• Task to complete:
Images are not part of the copy; transcribe all the data exactly.

== == ==

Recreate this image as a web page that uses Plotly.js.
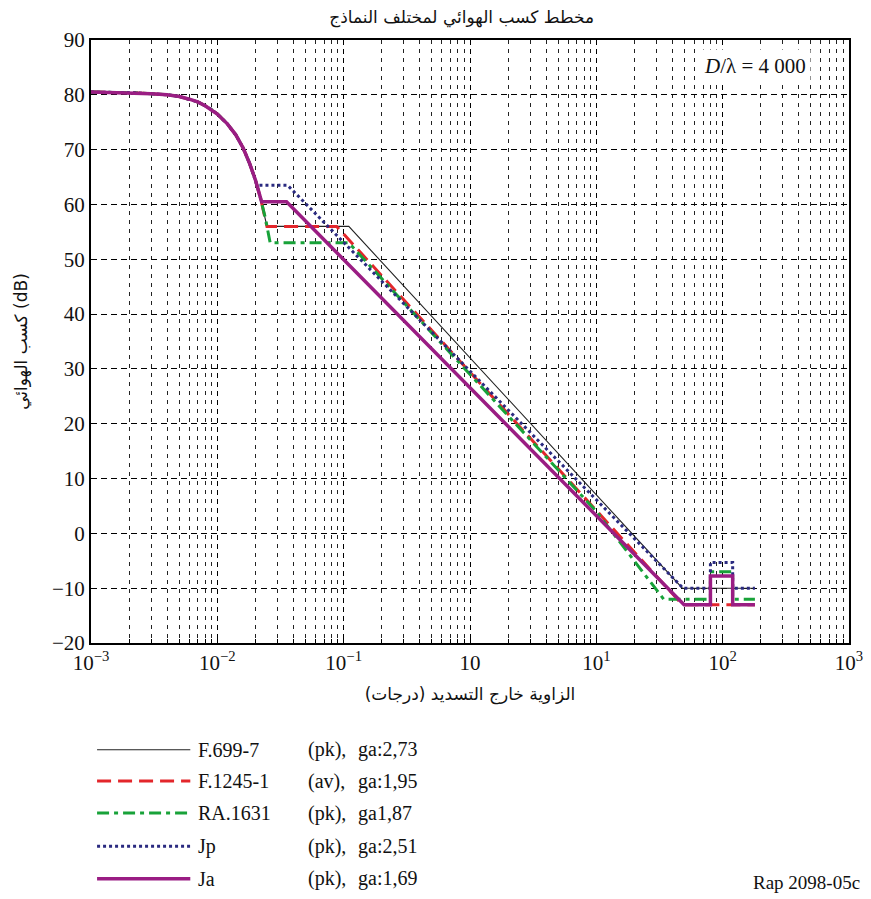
<!DOCTYPE html>
<html><head><meta charset="utf-8">
<script src="https://cdn.plot.ly/plotly-3.0.1.min.js"></script>
<style>html,body{margin:0;padding:0;background:#fff}</style>
</head><body><div id="chart" style="width:871px;height:899px"></div>
<script>
// Shared main-lobe points (angle in degrees, gain in dB)
const mainAngle = [0.001, 0.002, 0.003, 0.004, 0.005, 0.006, 0.007, 0.008, 0.009, 0.010, 0.012, 0.014, 0.016, 0.018, 0.020];
const mainGain  = [80.5, 80.4, 80.2, 80.0, 79.7, 79.2, 78.7, 78.0, 77.3, 76.5, 74.7, 72.7, 70.3, 67.5, 64.5];

// Sidelobe / far-out parts of each model
const f699Angle  = [0.022, 0.0247, 0.1098, 48, 180];
const f699Gain   = [61.1, 56, 56, -10, -10];
const f1245Angle = [0.022, 0.0247, 0.088, 48, 180];
const f1245Gain  = [61.1, 56, 56, -13, -13];
const ra1631Angle = [0.022, 0.024, 0.0262, 0.1098, 10, 34.1, 80, 80, 120, 120, 180];
const ra1631Gain  = [61.1, 57.5, 53, 53, 4, -12, -12, -7, -7, -12, -12];
const jpAngle = [0.0206, 0.036, 48.6, 80, 80, 120, 120, 180];
const jpGain  = [63.5, 63.5, -10, -10, -5.3, -5.3, -10, -10];
const jaAngle = [0.022, 0.0224, 0.0353, 49.5, 80, 80, 120, 120, 180];
const jaGain  = [61.1, 60.5, 60.5, -13, -13, -7.8, -7.8, -13, -13];

const seriesNames = ['F.699-7', 'F.1245-1', 'RA.1631', 'Jp', 'Ja'];
const seriesMode  = ['(pk),', '(av),', '(pk),', '(pk),', '(pk),'];
const seriesGa    = ['ga:2,73', 'ga:1,95', 'ga1,87', 'ga:2,51', 'ga:1,69'];

const xTickVals = [0.001, 0.01, 0.1, 1, 10, 100, 1000];
const xTickText = ['10<sup>−3</sup>', '10<sup>−2</sup>', '10<sup>−1</sup>', '10', '10<sup>1</sup>', '10<sup>2</sup>', '10<sup>3</sup>'];

const styles = [
  {color: '#222222', width: 1.1, dash: 'solid'},
  {color: '#e3262b', width: 3, dash: '14px,7px'},
  {color: '#18a239', width: 3, dash: '12px,5px,4px,5px'},
  {color: '#2a2a80', width: 3, dash: '3px,3px'},
  {color: '#9a1d83', width: 3.5, dash: 'solid'}
];

const parts = [[f699Angle, f699Gain], [f1245Angle, f1245Gain], [ra1631Angle, ra1631Gain], [jpAngle, jpGain], [jaAngle, jaGain]];

const traces = parts.map((p, i) => {
  const xs = [], ys = [];
  for (let k = 0; k < mainAngle.length; k++) {
    if (mainAngle[k] < p[0][0]) { xs.push(mainAngle[k]); ys.push(mainGain[k]); }
  }
  return {
    type: 'scatter', mode: 'lines', name: seriesNames[i],
    x: xs.concat(p[0]), y: ys.concat(p[1]),
    line: {color: styles[i].color, width: styles[i].width, dash: styles[i].dash},
    showlegend: false, hoverinfo: 'skip'
  };
});

const serif = '"Liberation Serif", "Times New Roman", "DejaVu Serif", serif';
const arab = '"DejaVu Sans", sans-serif';

// manual legend
const legendY = [-0.177, -0.229, -0.282, -0.337, -0.391];
const shapes = [];
const annotations = [];
for (let i = 0; i < seriesNames.length; i++) {
  shapes.push({type: 'line', xref: 'paper', yref: 'paper', x0: 0.008, x1: 0.131, y0: legendY[i], y1: legendY[i],
    line: {color: styles[i].color, width: styles[i].width, dash: styles[i].dash}});
  annotations.push({xref: 'paper', yref: 'paper', x: 0.139, y: legendY[i], xanchor: 'left', yanchor: 'middle',
    text: seriesNames[i], showarrow: false, font: {family: serif, size: 20, color: '#111'}});
  annotations.push({xref: 'paper', yref: 'paper', x: 0.284, y: legendY[i], xanchor: 'left', yanchor: 'middle',
    text: seriesMode[i], showarrow: false, font: {family: serif, size: 20, color: '#111'}});
  annotations.push({xref: 'paper', yref: 'paper', x: 0.35, y: legendY[i], xanchor: 'left', yanchor: 'middle',
    text: seriesGa[i], showarrow: false, font: {family: serif, size: 20, color: '#111'}});
}
annotations.push({xref: 'paper', yref: 'paper', x: 0.95, y: 0.957, xanchor: 'right', yanchor: 'middle',
  text: '<i>D</i>/λ = 4 000', showarrow: false, bgcolor: '#ffffff', borderpad: 4,
  font: {family: serif, size: 21, color: '#111'}});
annotations.push({xref: 'paper', yref: 'paper', x: 1.017, y: -0.397, xanchor: 'right', yanchor: 'middle',
  text: 'Rap 2098-05c', showarrow: false, font: {family: serif, size: 19, color: '#111'}});

const layout = {
  width: 871, height: 899,
  margin: {l: 91, r: 22, t: 40, b: 256},
  paper_bgcolor: '#ffffff', plot_bgcolor: '#ffffff',
  title: {text: 'مخطط كسب الهوائي لمختلف النماذج', xref: 'container', x: 0.53, xanchor: 'center',
    yref: 'container', y: 0.981, yanchor: 'middle', font: {family: arab, size: 17, color: '#111'}},
  xaxis: {
    type: 'log', range: [-3, 3],
    tickmode: 'array', tickvals: xTickVals, ticktext: xTickText,
    tickfont: {family: serif, size: 21, color: '#111'},
    showline: true, mirror: true, linecolor: '#000', linewidth: 2,
    ticks: 'inside', ticklen: 6, tickcolor: '#000',
    showgrid: true, gridcolor: '#000', gridwidth: 1, griddash: '5px,4px',
    minor: {dtick: 'D1', showgrid: true, gridcolor: '#222', gridwidth: 1, griddash: '4px,5px', ticks: 'inside', ticklen: 4, tickcolor: '#000'},
    zeroline: false,
    title: {text: 'الزاوية خارج التسديد (درجات)', font: {family: arab, size: 17, color: '#111'}, standoff: 14}
  },
  yaxis: {
    range: [-20, 90], dtick: 10, tick0: 0,
    tickfont: {family: serif, size: 21, color: '#111'},
    showline: true, mirror: true, linecolor: '#000', linewidth: 2,
    ticks: 'inside', ticklen: 5, tickcolor: '#000',
    showgrid: true, gridcolor: '#000', gridwidth: 1, griddash: '6px,4px',
    zeroline: false,
    title: {text: 'كسب الهوائي (dB)', font: {family: arab, size: 17, color: '#111'}, standoff: 20}
  },
  shapes: shapes,
  annotations: annotations
};

Plotly.newPlot('chart', traces, layout, {staticPlot: true, displayModeBar: false});
</script>
</body></html>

== == ==

• Response for this exercise:
Recreate this image as a web page that uses Plotly.js.
<!DOCTYPE html>
<html><head><meta charset="utf-8">
<script src="https://cdn.plot.ly/plotly-3.0.1.min.js"></script>
<style>html,body{margin:0;padding:0;background:#fff}</style>
</head><body><div id="chart" style="width:871px;height:899px"></div>
<script>
// Shared main-lobe points (angle in degrees, gain in dB)
const mainAngle = [0.001, 0.002, 0.003, 0.004, 0.005, 0.006, 0.007, 0.008, 0.009, 0.010, 0.012, 0.014, 0.016, 0.018, 0.020];
const mainGain  = [80.5, 80.4, 80.2, 80.0, 79.7, 79.2, 78.7, 78.0, 77.3, 76.5, 74.7, 72.7, 70.3, 67.5, 64.5];

// Sidelobe / far-out parts of each model
const f699Angle  = [0.022, 0.0247, 0.1098, 48, 180];
const f699Gain   = [61.1, 56, 56, -10, -10];
const f1245Angle = [0.022, 0.0247, 0.088, 48, 180];
const f1245Gain  = [61.1, 56, 56, -13, -13];
const ra1631Angle = [0.022, 0.024, 0.0262, 0.1098, 10, 34.1, 80, 80, 120, 120, 180];
const ra1631Gain  = [61.1, 57.5, 53, 53, 4, -12, -12, -7, -7, -12, -12];
const jpAngle = [0.0206, 0.036, 48.6, 80, 80, 120, 120, 180];
const jpGain  = [63.5, 63.5, -10, -10, -5.3, -5.3, -10, -10];
const jaAngle = [0.022, 0.0224, 0.0353, 49.5, 80, 80, 120, 120, 180];
const jaGain  = [61.1, 60.5, 60.5, -13, -13, -7.8, -7.8, -13, -13];

const seriesNames = ['F.699-7', 'F.1245-1', 'RA.1631', 'Jp', 'Ja'];
const seriesMode  = ['(pk),', '(av),', '(pk),', '(pk),', '(pk),'];
const seriesGa    = ['ga:2,73', 'ga:1,95', 'ga1,87', 'ga:2,51', 'ga:1,69'];

const xTickVals = [0.001, 0.01, 0.1, 1, 10, 100, 1000];
const xTickText = ['10<sup>−3</sup>', '10<sup>−2</sup>', '10<sup>−1</sup>', '10', '10<sup>1</sup>', '10<sup>2</sup>', '10<sup>3</sup>'];

const styles = [
  {color: '#222222', width: 1.1, dash: 'solid'},
  {color: '#e3262b', width: 3, dash: '14px,7px'},
  {color: '#18a239', width: 3, dash: '12px,5px,4px,5px'},
  {color: '#2a2a80', width: 3, dash: '3px,3px'},
  {color: '#9a1d83', width: 3.5, dash: 'solid'}
];

const parts = [[f699Angle, f699Gain], [f1245Angle, f1245Gain], [ra1631Angle, ra1631Gain], [jpAngle, jpGain], [jaAngle, jaGain]];

const traces = parts.map((p, i) => {
  const xs = [], ys = [];
  for (let k = 0; k < mainAngle.length; k++) {
    if (mainAngle[k] < p[0][0]) { xs.push(mainAngle[k]); ys.push(mainGain[k]); }
  }
  return {
    type: 'scatter', mode: 'lines', name: seriesNames[i],
    x: xs.concat(p[0]), y: ys.concat(p[1]),
    line: {color: styles[i].color, width: styles[i].width, dash: styles[i].dash},
    showlegend: false, hoverinfo: 'skip'
  };
});

const serif = '"Liberation Serif", "Times New Roman", "DejaVu Serif", serif';
const arab = '"DejaVu Sans", sans-serif';

// manual legend
const legendY = [-0.177, -0.229, -0.282, -0.337, -0.391];
const shapes = [];
const annotations = [];
for (let i = 0; i < seriesNames.length; i++) {
  shapes.push({type: 'line', xref: 'paper', yref: 'paper', x0: 0.008, x1: 0.131, y0: legendY[i], y1: legendY[i],
    line: {color: styles[i].color, width: styles[i].width, dash: styles[i].dash}});
  annotations.push({xref: 'paper', yref: 'paper', x: 0.139, y: legendY[i], xanchor: 'left', yanchor: 'middle',
    text: seriesNames[i], showarrow: false, font: {family: serif, size: 20, color: '#111'}});
  annotations.push({xref: 'paper', yref: 'paper', x: 0.284, y: legendY[i], xanchor: 'left', yanchor: 'middle',
    text: seriesMode[i], showarrow: false, font: {family: serif, size: 20, color: '#111'}});
  annotations.push({xref: 'paper', yref: 'paper', x: 0.35, y: legendY[i], xanchor: 'left', yanchor: 'middle',
    text: seriesGa[i], showarrow: false, font: {family: serif, size: 20, color: '#111'}});
}
annotations.push({xref: 'paper', yref: 'paper', x: 0.95, y: 0.957, xanchor: 'right', yanchor: 'middle',
  text: '<i>D</i>/λ = 4 000', showarrow: false, bgcolor: '#ffffff', borderpad: 4,
  font: {family: serif, size: 21, color: '#111'}});
annotations.push({xref: 'paper', yref: 'paper', x: 1.017, y: -0.397, xanchor: 'right', yanchor: 'middle',
  text: 'Rap 2098-05c', showarrow: false, font: {family: serif, size: 19, color: '#111'}});

const layout = {
  width: 871, height: 899,
  margin: {l: 91, r: 22, t: 40, b: 256},
  paper_bgcolor: '#ffffff', plot_bgcolor: '#ffffff',
  title: {text: 'مخطط كسب الهوائي لمختلف النماذج', xref: 'container', x: 0.53, xanchor: 'center',
    yref: 'container', y: 0.981, yanchor: 'middle', font: {family: arab, size: 17, color: '#111'}},
  xaxis: {
    type: 'log', range: [-3, 3],
    tickmode: 'array', tickvals: xTickVals, ticktext: xTickText,
    tickfont: {family: serif, size: 21, color: '#111'},
    showline: true, mirror: true, linecolor: '#000', linewidth: 2,
    ticks: 'inside', ticklen: 6, tickcolor: '#000',
    showgrid: true, gridcolor: '#000', gridwidth: 1, griddash: '5px,4px',
    minor: {dtick: 'D1', showgrid: true, gridcolor: '#222', gridwidth: 1, griddash: '4px,5px', ticks: 'inside', ticklen: 4, tickcolor: '#000'},
    zeroline: false,
    title: {text: 'الزاوية خارج التسديد (درجات)', font: {family: arab, size: 17, color: '#111'}, standoff: 14}
  },
  yaxis: {
    range: [-20, 90], dtick: 10, tick0: 0,
    tickfont: {family: serif, size: 21, color: '#111'},
    showline: true, mirror: true, linecolor: '#000', linewidth: 2,
    ticks: 'inside', ticklen: 5, tickcolor: '#000',
    showgrid: true, gridcolor: '#000', gridwidth: 1, griddash: '6px,4px',
    zeroline: false,
    title: {text: 'كسب الهوائي (dB)', font: {family: arab, size: 17, color: '#111'}, standoff: 20}
  },
  shapes: shapes,
  annotations: annotations
};

Plotly.newPlot('chart', traces, layout, {staticPlot: true, displayModeBar: false});
</script>
</body></html>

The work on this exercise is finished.